お話しは土の城のテラスで/西アフリカ・トーゴの昔話集/和田正平/メディアイランド/2016年
本のタイトルが気になって手に取りました。トーゴのタンベルマと呼ばれる人びとのお話。砦型住居から、このタイトルになったようです。収録は24話と多くはありませんが、野ウサギが悪役としてでてくるのが目立ちました。
小鳥がまいたアワの種。実ったころ、野ウサギがやってきてすっかり刈り取ってしまい、そのあとに、壊れた土器のかけら、欠けたヒョウタン、イヌの骨を畑において帰りました。
小鳥と野ウサギが激しい口論になり、村長のところへ訴えにいきます。野ウサギは、みんなに手伝ってもらったお礼に、三頭のヤギ、一頭の牛、一頭のイヌを殺してごちそうし、地酒も振る舞ったと主張します。村長は、小鳥がひとりで畑が耕せないと野ウサギに軍配を上げます。

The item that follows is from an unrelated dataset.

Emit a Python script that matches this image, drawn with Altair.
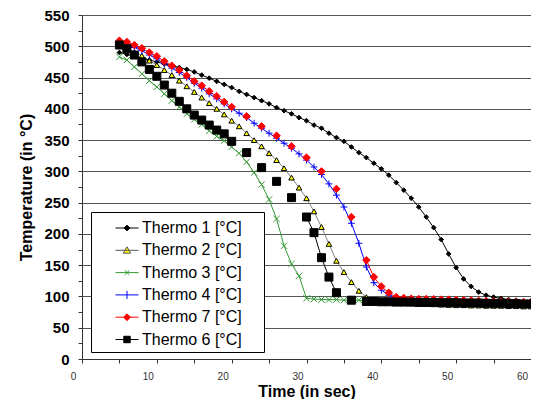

おさまらない小鳥は、木の笛を探してきて、セミをその中につめました。小鳥が笛を吹くと、なかのセミがミーン、ミーンと鳴きました。笛の音を聞いた野ウサギは、笛が欲しくなり、アワを小鳥にわたしました。小鳥は二籠のアワを要求します。野ウサギは、何回か往復しますが、アワは、なかなか籠いっぱいになりません。それもそのはず、小鳥が籠の底に穴をあけておいたので、小鳥の穀倉にすべて落ちていたのです。野ウサギの穀倉が空になると、小鳥は笛を、野ウサギにわたします。
小鳥は、笛は熱湯にいれてよく洗い、笛の中にバターを詰めておき、気ままにふかないで、ダンスのときに吹くように言いました。野ウサギが小鳥のいうとおりにしたので、中のセミは死んでしまい、ダンスをする日、笛を吹いてもまったく鳴りませんでした。
やがて飢饉がやってきて、食べるものがない野ウサギが小鳥の家にいきますが、一粒のアワも、もらうことはできませんでした。